Rohes Leinen und rohes/schadhaftes Holz sind meine bevorzugten Materialien.
Meine Entscheidung für Leinen hatte zwei Gründe: Erstens wollte ich den Stoff einfach „sein“ lassen. Die Schönheit der Braun- und Bräuntöne zu erhalten, fühlte sich an wie eine Ehrung des puertoricanischen Erbes meiner Familie.
Zweitens ging es um einen etwas differenzierteren Aspekt der Bildung. Das Museum of Natural History in New York City hat einen Teil seiner Ausstellungen der heimischen Tierwelt des Staates New York gewidmet. Die Ausstellungsstücke selbst sind sehr veraltet – aus den 60er und 70er Jahren – und überall wird dasselbe braune Leinen verwendet. Da ich meine Ausbildung selbst in die Hand genommen habe, hielt ich es für wichtig, Ausschnitte und Erinnerungen an Orte einzubeziehen, an denen ich gelernt habe.
Das schadhafte Holz ist von der gleichen Art – in einem gemeinsamen Atelier mit vielen talentierten Künstlern forderte mich ein brillanter Bildhauer namens Josue Guarionex auf, mein Nähen auf eine skulpturale Ebene zu bringen. Das Schnitzen, Bohren und Nähen in gefundenes Sperrholz und Bauholz entstand in jenen wunderbaren Momenten, die Künstler bei der Ideenfindung teilen.

Wie arbeiten Sie? Können Sie die Entwicklung eines Werks von der Idee bis zum fertigen Kunstwerk beschreiben?

Alles beginnt mit dem, was mich umgibt – und in den letzten 15 Jahren habe ich Veränderungen und Umbrüche gesehen – in der Bronx, in New York City und in Puerto Rico.

Einige Orte stellen reale Orte dar, wie das Loft, in dem ich in der South Bronx wohnte, oder der dekorative Ziegelzaun am Haus meiner Kindheit. Andere Orte sind Orte, an denen ich in meiner Nachbarschaft oder in Puerto Rico vorbeikomme. Aber ich würde sagen, dass die meisten Orte eine Kombination aus dem Realen und dem Imaginären sind, was den Landschaften ein vertrautes, aber nicht wiedererkennbares Gefühl verleiht.

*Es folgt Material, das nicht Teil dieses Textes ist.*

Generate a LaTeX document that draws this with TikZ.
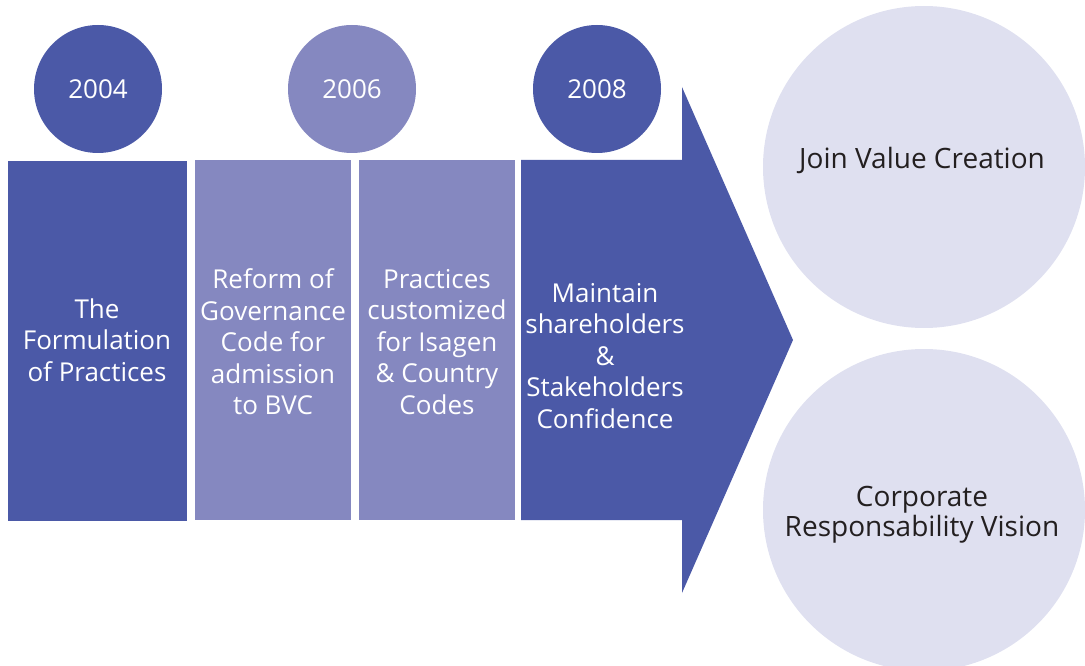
\documentclass[tikz,border=0pt]{standalone}
\usepackage{fontspec}
\setmainfont{Open Sans}
\definecolor{darkb}{HTML}{4B59A7}
\definecolor{lightb}{HTML}{8588C0}
\definecolor{pale}{HTML}{DFE0F0}
\definecolor{ink}{HTML}{231F20}
\begin{document}
\begin{tikzpicture}[x=1pt,y=-1pt,
  year/.style={circle,minimum size=128pt,inner sep=0pt,text=white,font=\fontsize{26}{30}\selectfont},
  boxtext/.style={align=center,text=white,inner sep=0pt,font=\fontsize{26}{31.5}\selectfont},
  goal/.style={circle,fill=pale,minimum size=322pt,inner sep=0pt},
  goaltext/.style={align=center,text=ink,inner sep=0pt,font=\fontsize{28}{30}\selectfont}]
\useasboundingbox (0,0) rectangle (1085,666);
% circles on the right
\node[goal] (g1) at (924,167) {};
\node[goal] (g2) at (924,510) {};
\node[goaltext] (t1) at (922,160) {Join Value Creation};
\node[goaltext] (t2) at (922,515) {Corporate\\Responsability Vision};
% year circles
\node[year,fill=darkb] (y1) at (98,89) {2004};
\node[year,fill=lightb] (y2) at (352,89) {2006};
\node[year,fill=darkb] (y3) at (597,89) {2008};
% boxes
\fill[darkb] (8,161) rectangle (187,521);
\fill[lightb] (195,160) rectangle (351,520);
\fill[lightb] (359,160) rectangle (515,520);
\coordinate (a1) at (521,160);
\coordinate (a2) at (682,160);
\coordinate (a3) at (682,87);
\coordinate (tip) at (793,340);
\coordinate (a5) at (682,593);
\coordinate (a6) at (682,520);
\coordinate (a7) at (521,520);
\fill[darkb] (a1) -- (a2) -- (a3) -- (tip) -- (a5) -- (a6) -- (a7) -- cycle;
\node[boxtext] (b1) at (97,340) {The\\Formulation\\of Practices};
\node[boxtext] (b2) at (273,342) {Reform of\\Governance\\Code for\\admission\\to BVC};
\node[boxtext] (b3) at (437,342) {Practices\\customized\\for Isagen\\\& Country\\Codes};
\node[boxtext] (b4) at (605,356) {Maintain\\shareholders\\\&\\Stakeholders\\Confidence};
\end{tikzpicture}
\end{document}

„Gentrified Landscapes“ nenne ich dieses Werk. Ein Ort, der einmal war, aber jetzt zwischen den beiden Schüben von gentrifizierungsbedingter Veräußerung und Wiederbelebung liegt, und wie dies insbesondere die Bronx und Puerto Rico betrifft.

Ich fotografiere interessante Orte, Orte, die sich im Wandel befinden, oder von der Zeit vergessene Orte, die reif für eine Gentrifizierung sind. Ich liebe auch die Flora eines Ortes – die sumpfigen Bäume und Trauerweiden in New York im Vergleich zu den Palmen und Flammenbäumen in Puerto Rico.

Ich nehme all meine Inspirationen mit in Photoshop und beginne zu skizzieren, was ich als Nächstes nähen möchte – verschiebe hier einen Baum, platziere dort einen überwucherten Zaun, und schon ist das Muster fertig. Ich übertrage das Muster auf Leinen oder Holz und beginne mit dem monatelangen Prozess des Handstickens des Kunstwerks. Manchmal ändert es sich während des Nähens, aber meistens arbeite ich nach meinen mit Photoshop bearbeiteten Skizzen.

Und ja, die Couch basiert auf meiner eigenen grünen Couch während einer schweren Zeit der Arbeitslosigkeit.

Welche Botschaft möchten Sie mit Ihrer Kunst vermitteln?

Auf individueller Ebene hoffe ich, dass die Menschen die Meditation und die Geschichte erkennen können, die ich mit meiner Arbeit anzapfen möchte. Die Geschichte der Stickerei ist tief und lang; ich hoffe, mein Beitrag ehrt den Prozess und die Praxis. Ich hoffe, dass sich die Gemeinschaft mit den Botschaften der Arbeit identifizieren kann, da so viel davon von der Geschichte handelt, die einmal war und die sich in diesem Moment abspielt. Gentrifizierung, Revitalisierung, Arbeitslosigkeit/Unterbeschäftigung – die Herausforderungen, die viele von uns in ihrem täglichen Leben sehen und erleben, werden dargestellt und in die Erinnerung eingenäht.